Her interest in magazine design came about because of the constant change that went into creating one. “I really like that fast-paced world,” she says. Other than that, the creative challenge also interests her. “You need to incorporate photos, text, hierarchy, and pull quotes in a couple of pages so it looks cohesive and put together.”
Yuill was very excited when this design project was assigned by her professor. “The current design of the griff has a very chill and relaxed feel to it, and I wanted to amp it up and bring something big and bold to the magazine.”

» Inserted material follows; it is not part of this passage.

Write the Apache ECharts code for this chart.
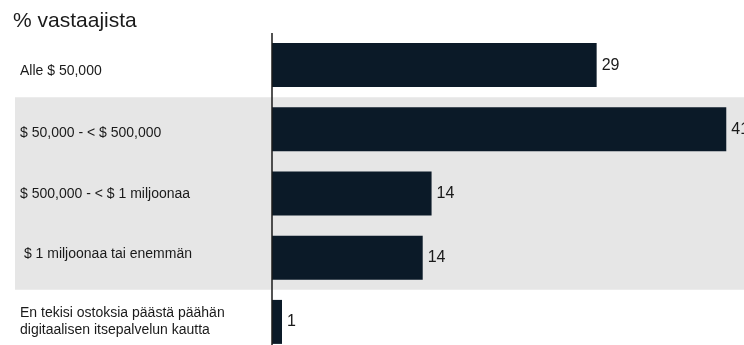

For Yuill, she says that the reason behind her yellow stand-out colour choice in the layout was because she loves it. “I feel like it’s very fun and whenever I see it, I gravitate towards it immediately. It also compliments the bold black outlines that I used throughout.” She wanted the magazine to have a contemporary urban theme, incorporating warmth and brightness, hence, the yellow. “I used the motif of the bold outlines to give the feeling of a picture frame. I wanted this to give the illusion that the reader is seeing the articles through a picture frame or window.”
“The title, the author name, the body text, and the pull quotes should all stand out on their own and have their moment. If you don’t have that, your articles can start to look cheap and not well put together,” says Yuill when talking about the most important aspects of magazine design. She chose the cover image of a farmer’s market, because of the main story in the magazine. “I wanted to link the cover back to the main article as well as have it relate to the downtown Edmonton scene.”
Though Yuill appreciates the current look of the magazine, she still felt that some changes needed to be made. “As much as I like the design now, I think the griff needs something bold, quirky, and loud. There is never a dull moment at MacEwan, and I want that to be represented through our student newspaper.”